Bottom line: A Chinese group’s decision to downsize an earlier deal to buy Norway’s Opera was likely due to insufficient funds to complete the deal, but will still give Qihoo an important new browser asset in its drive to go global.
Just a day after trumpeting its successful privatization from New York, software security specialist Qihoo 360 (NYSE: QIHU) is being more low-key in announcing the new failure of its bid for Norwegian browser maker Opera (Oslo: OPERA). In fact, Qihoo was really just one member of a group that bid $1.2 billion earlier this year to buy Opera, owner of the world’s fourth most popular web browser. (previous post) Following the decision to scrap the sale, the 2 sides have simultaneously announced a smaller deal that would see the Chinese group buy about half of Opera’s assets for about $600 million.

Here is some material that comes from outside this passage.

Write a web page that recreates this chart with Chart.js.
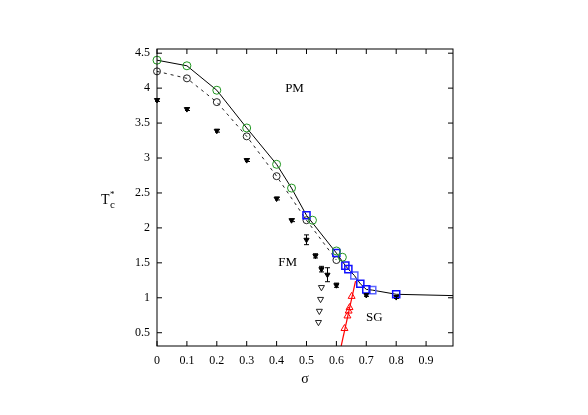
<!DOCTYPE html>
<html>
<head>
<meta charset="utf-8">
<script src="https://cdn.jsdelivr.net/npm/chart.js@4.4.1/dist/chart.umd.min.js"></script>
<style>
    body { margin: 0; background: #fff; }
    canvas { display: block; }
</style>
</head>
<body>
<canvas id="myChart" width="588" height="415"></canvas>
<script>
(function () {
    "use strict";

    var serif = "'Liberation Serif', 'Times New Roman', serif";

    // tick labels
    var xTicks = [0, 0.1, 0.2, 0.3, 0.4, 0.5, 0.6, 0.7, 0.8, 0.9];
    var yTicks = [0.5, 1, 1.5, 2, 2.5, 3, 3.5, 4, 4.5];

    // green circles
    var sigmaGreen = [0, 0.1, 0.2, 0.3, 0.4, 0.45, 0.52, 0.6, 0.62];
    var tcGreen = [4.40, 4.32, 3.97, 3.43, 2.91, 2.57, 2.11, 1.67, 1.58];

    // black open circles (dashed line)
    var sigmaCirc = [0, 0.1, 0.2, 0.3, 0.4, 0.5, 0.6];
    var tcCirc = [4.24, 4.14, 3.80, 3.31, 2.74, 2.11, 1.54];

    // blue squares
    var sigmaSq = [0.5, 0.6, 0.63, 0.64, 0.68, 0.7, 0.8];
    var tcSq = [2.18, 1.64, 1.46, 1.41, 1.20, 1.12, 1.05];
    var sigmaSq2 = [0.66, 0.72];
    var tcSq2 = [1.32, 1.11];

    // solid phase boundary
    var sigmaLine = [0, 0.1, 0.2, 0.3, 0.4, 0.45, 0.5, 0.6, 0.63, 0.64, 0.66, 0.68, 0.7, 0.72, 0.8, 1.0];
    var tcLine = [4.40, 4.32, 3.97, 3.43, 2.91, 2.57, 2.18, 1.64, 1.46, 1.41, 1.32, 1.20, 1.12, 1.11, 1.05, 1.03];

    // filled down triangles with error bars
    var sigmaFill = [0, 0.1, 0.2, 0.3, 0.4, 0.45, 0.5, 0.53, 0.55, 0.57, 0.6, 0.7, 0.8];
    var tcFill = [3.83, 3.70, 3.39, 2.97, 2.42, 2.11, 1.83, 1.60, 1.41, 1.33, 1.18, 1.04, 1.01];
    var errFill = [0.02, 0.02, 0.02, 0.02, 0.02, 0.02, 0.07, 0.03, 0.04, 0.10, 0.03, 0.02, 0.02];

    // open down triangles
    var sigmaOpen = [0.55, 0.547, 0.543, 0.54];
    var tcOpen = [1.15, 0.98, 0.81, 0.65];

    // red up triangles + red line
    var sigmaRed = [0.627, 0.637, 0.641, 0.644, 0.651];
    var tcRed = [0.56, 0.74, 0.81, 0.86, 1.02];
    var sigmaRedLine = [0.616, 0.664];
    var tcRedLine = [0.31, 1.24];

    function pts(xs, ys) {
        return xs.map(function (x, i) {
            return { x: x, y: ys[i] };
        });
    }

    var errorBars = {
        id: 'errorBars',
        afterDatasetsDraw: function (chart) {
            var c = chart.ctx;
            var xs = chart.scales.x, ys = chart.scales.y;
            c.save();
            c.strokeStyle = '#000';
            c.lineWidth = 1;
            sigmaFill.forEach(function (s, i) {
                var px = Math.round(xs.getPixelForValue(s)) + 0.5;
                var top = ys.getPixelForValue(tcFill[i] + errFill[i]);
                var bot = ys.getPixelForValue(tcFill[i] - errFill[i]);
                c.beginPath();
                c.moveTo(px, top); c.lineTo(px, bot);
                c.moveTo(px - 2.5, top); c.lineTo(px + 2.5, top);
                c.moveTo(px - 2.5, bot); c.lineTo(px + 2.5, bot);
                c.stroke();
            });
            c.restore();
        }
    };

    var frame = {
        id: 'frame',
        afterDraw: function (chart) {
            var c = chart.ctx;
            var a = chart.chartArea;
            var xs = chart.scales.x, ys = chart.scales.y;
            var tl = 5;
            c.save();
            c.strokeStyle = '#000';
            c.lineWidth = 1;
            c.strokeRect(a.left, a.top, a.right - a.left, a.bottom - a.top);
            c.beginPath();
            xTicks.forEach(function (v) {
                var px = xs.getPixelForValue(v);
                c.moveTo(px, a.bottom); c.lineTo(px, a.bottom - tl);
                c.moveTo(px, a.top); c.lineTo(px, a.top + tl);
            });
            yTicks.forEach(function (v) {
                var py = ys.getPixelForValue(v);
                c.moveTo(a.left, py); c.lineTo(a.left + tl, py);
                c.moveTo(a.right, py); c.lineTo(a.right - tl, py);
            });
            c.stroke();

            // region labels
            c.fillStyle = '#000';
            c.textAlign = 'center';
            c.textBaseline = 'middle';
            c.font = '13px ' + serif;
            c.fillText('PM', xs.getPixelForValue(0.46), ys.getPixelForValue(4.0));
            c.fillText('FM', xs.getPixelForValue(0.437), ys.getPixelForValue(1.51));
            c.fillText('SG', xs.getPixelForValue(0.727), ys.getPixelForValue(0.71));

            // axis titles
            c.font = '14px ' + serif;
            c.fillText('\u03c3', (a.left + a.right) / 2, 379);
            var ty = (a.top + a.bottom) / 2 + 3;
            c.textAlign = 'left';
            c.fillText('T', 101, ty);
            c.font = '9px ' + serif;
            c.fillText('*', 110, ty - 6);
            c.font = '11px ' + serif;
            c.fillText('c', 110, ty + 5);
            c.restore();
        }
    };

    var ctx = document.getElementById('myChart').getContext('2d');

    var myChart = new Chart(ctx, {
        type: 'scatter',
        data: {
            datasets: [{
                data: pts(sigmaGreen, tcGreen),
                pointStyle: 'circle',
                pointRadius: 4,
                borderColor: '#1f961f',
                backgroundColor: 'transparent',
                borderWidth: 1,
                clip: false
            }, {
                data: pts(sigmaSq, tcSq),
                pointStyle: 'rect',
                pointRadius: 5,
                borderColor: '#1010ff',
                backgroundColor: 'transparent',
                borderWidth: 1.5,
                clip: false
            }, {
                data: pts(sigmaSq2, tcSq2),
                pointStyle: 'rect',
                pointRadius: 5,
                borderColor: '#5a64ff',
                backgroundColor: 'transparent',
                borderWidth: 1.5,
                clip: false
            }, {
                data: pts(sigmaCirc, tcCirc),
                pointStyle: 'circle',
                pointRadius: 3.5,
                borderColor: '#222',
                backgroundColor: 'transparent',
                borderWidth: 1,
                showLine: true,
                borderDash: [3, 4],
                clip: false
            }, {
                data: pts(sigmaFill, tcFill),
                pointStyle: 'triangle',
                rotation: 180,
                pointRadius: 3,
                borderColor: '#000',
                backgroundColor: '#000',
                borderWidth: 1,
                clip: false
            }, {
                data: pts(sigmaOpen, tcOpen),
                pointStyle: 'triangle',
                rotation: 180,
                pointRadius: 3.5,
                borderColor: '#222',
                backgroundColor: 'transparent',
                borderWidth: 1,
                clip: false
            }, {
                data: pts(sigmaRed, tcRed),
                pointStyle: 'triangle',
                pointRadius: 4,
                borderColor: '#ff0000',
                backgroundColor: 'transparent',
                borderWidth: 1,
                clip: false
            }, {
                data: pts(sigmaRedLine, tcRedLine),
                showLine: true,
                pointRadius: 0,
                borderColor: '#ff0000',
                borderWidth: 1.2
            }, {
                data: pts(sigmaLine, tcLine),
                showLine: true,
                pointRadius: 0,
                borderColor: '#000',
                borderWidth: 1
            }]
        },
        options: {
            responsive: false,
            animation: false,
            layout: {
                padding: { left: 0, right: 135, top: 49, bottom: 0 }
            },
            plugins: {
                legend: { display: false },
                tooltip: { enabled: false }
            },
            scales: {
                x: {
                    type: 'linear',
                    min: 0,
                    max: 0.99,
                    grid: { display: false, drawTicks: false },
                    border: { display: false },
                    afterBuildTicks: function (s) {
                        s.ticks = xTicks.map(function (v) { return { value: v }; });
                    },
                    afterFit: function (s) { s.height = 69; },
                    ticks: {
                        autoSkip: false,
                        maxRotation: 0,
                        padding: 8,
                        color: '#000',
                        font: { family: serif, size: 12 },
                        callback: function (v) { return String(v); }
                    }
                },
                y: {
                    type: 'linear',
                    min: 0.31,
                    max: 4.56,
                    grid: { display: false, drawTicks: false },
                    border: { display: false },
                    afterBuildTicks: function (s) {
                        s.ticks = yTicks.map(function (v) { return { value: v }; });
                    },
                    afterFit: function (s) { s.width = 157; },
                    ticks: {
                        autoSkip: false,
                        padding: 7,
                        color: '#000',
                        font: { family: serif, size: 12 },
                        callback: function (v) { return String(v); }
                    }
                }
            }
        },
        plugins: [errorBars, frame]
    });
})();
</script>
</body>
</html>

The turn of events looks a bit strange, and is undoubtedly leaving many observers scratching their heads. After all, the sale wasn’t rejected by any regulators, even though the official reason for ending the deal was failure to get necessary approvals by the group’s own self-set deadline. What’s more, the new deal worth $600 million will still see the Qihoo group get Opera’s prize asset, its popular web browser.
My guess is that the group, which also included Golden Brick Silk Road and Kunlun Tech, may have suddenly found itself short of cash after Qihoo’s management just spent a hefty $9.3 billion to privatize the company from New York last week. That buyout was the biggest privatization in history of a US-listed Chinese company, and posed huge challenges for Qihoo’s management due to its huge size.
We’ll return to that part of the story shortly and what this revised deal might mean for the Chinese buyers. But first let’s review the actual story, which saw Opera say the sale originally announced in February has officially failed. (English article; Chinese article) Both sides could have easily extended the deadline to give the appropriate regulators more time, but Opera said they made the mutual decision to scrap the deal instead.
Opera shares tanked by 10 percent after the announcement, and at their latest price of 54 kroner are now 24 percent below the 71 kroner offer price originally made by the Chinese group. The stock is actually still up slightly from pre-offer levels, since the original price represented a 46 premium to earlier levels. But it could easily give back even those gains and possibly drop lower as the company is broken up in this new deal.
Under the new deal, the Qihoo group will pay $600 million for certain parts of Opera’s consumer business, including the mobile and desktop versions of its popular browser that the company says has 350 million users. But the buyer group won’t get Opera’s advertising, games and television units.
Qihoo was the main strategic investor in this deal, since it operates a browser that is at once one of the most popular in China but at the same time is widely scorned by the rest of the world due to its invasive features. Qihoo also probably would have liked Opera’s advertising business, since it’s trying to monetize its online search service that has quickly become quite popular but doesn’t earn much money.
Kunlun also had a strategic interest in the deal, since it’s a game developer and thus was probably interested in Opera’s game business. Thus one could deduce that Qihoo is the relative winner in the alternate $600 million deal. That’s because it will gain access to a globally accepted browser to complement its own browser business, even though it won’t get the advertising monetization technology.
Kunlun, by comparison, looks like the relative loser, since it was probably eyeing Opera’s gaming business that is excluded from the smaller deal. All of that brings us back to my original assertion, namely that Qihoo was probably the main backer behind this deal and suddenly found its finances stretched after its just-completed privatization. I suspect a big portion of funds for the new $600 million deal are still coming from Qihoo, perhaps up to two-thirds. But the company simply couldn’t provide the level of funding it had previously promised, hence the decision to downsize the original deal.